The Human Body


Muscle, tissue or organ of the animal body characterized by the ability to contract, usually in response to a stimulus from the nervous system. The basic unit of all muscle is the myofibril, a minute, threadlike structure composed of complex proteins. Each muscle cell, or fiber, contains several myofibrils, which are composed of regularly arranged myofilaments of two types, thick and thin. Each thick myofilament contains several hundred molecules of the protein myosin. Thin filaments contain two strands of the protein actin. The myofibrils are made up of alternating rows of thick and thin myofilaments with their ends interleaved. During muscular contractions, these interdigitated rows of filaments slide along each other by means of cross bridges that act as ratchets. The energy for this motion is generated by densely packed mitochondria that surround the myofibrils.

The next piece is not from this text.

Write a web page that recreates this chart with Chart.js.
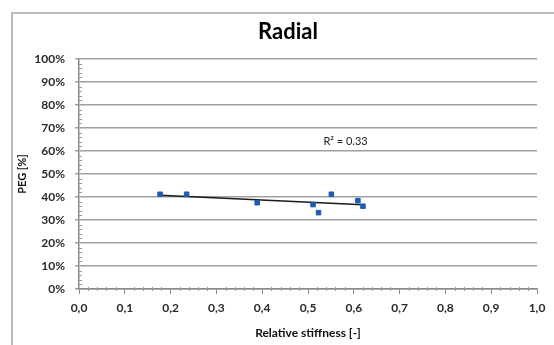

Three types of muscular tissue are recognized:
  1. smooth muscle -> Human smooth muscle is composed of slender, spindle-shaped cells, each with a single nucleus. Smooth muscle cells contract in rhythmic waves to propel food through the digestive tract and provide tension in the urinary bladder, blood vessels, uterus, and other internal organs.
  2. skeletal or striated mucle tissue -> Skeletal muscle enables the voluntary movement of bones. Skeletal muscle consists of densely packed groups of elongated cells known as muscle fibers. Within these fibers, the alternation of thick and thin myofilaments gives skeletal muscles a striated, or striped, appearance.
  3. cardiac muscle -> Cardiac muscle, found only in the heart, drives blood through the circulatory system. Cardiac muscle cells connect to each other by specialized junctions called intercalated disks. Without a constant supply of oxygen, cardiac muscle will die, and heart attacks occur from the damage caused by insufficient blood supply to cardiac muscle.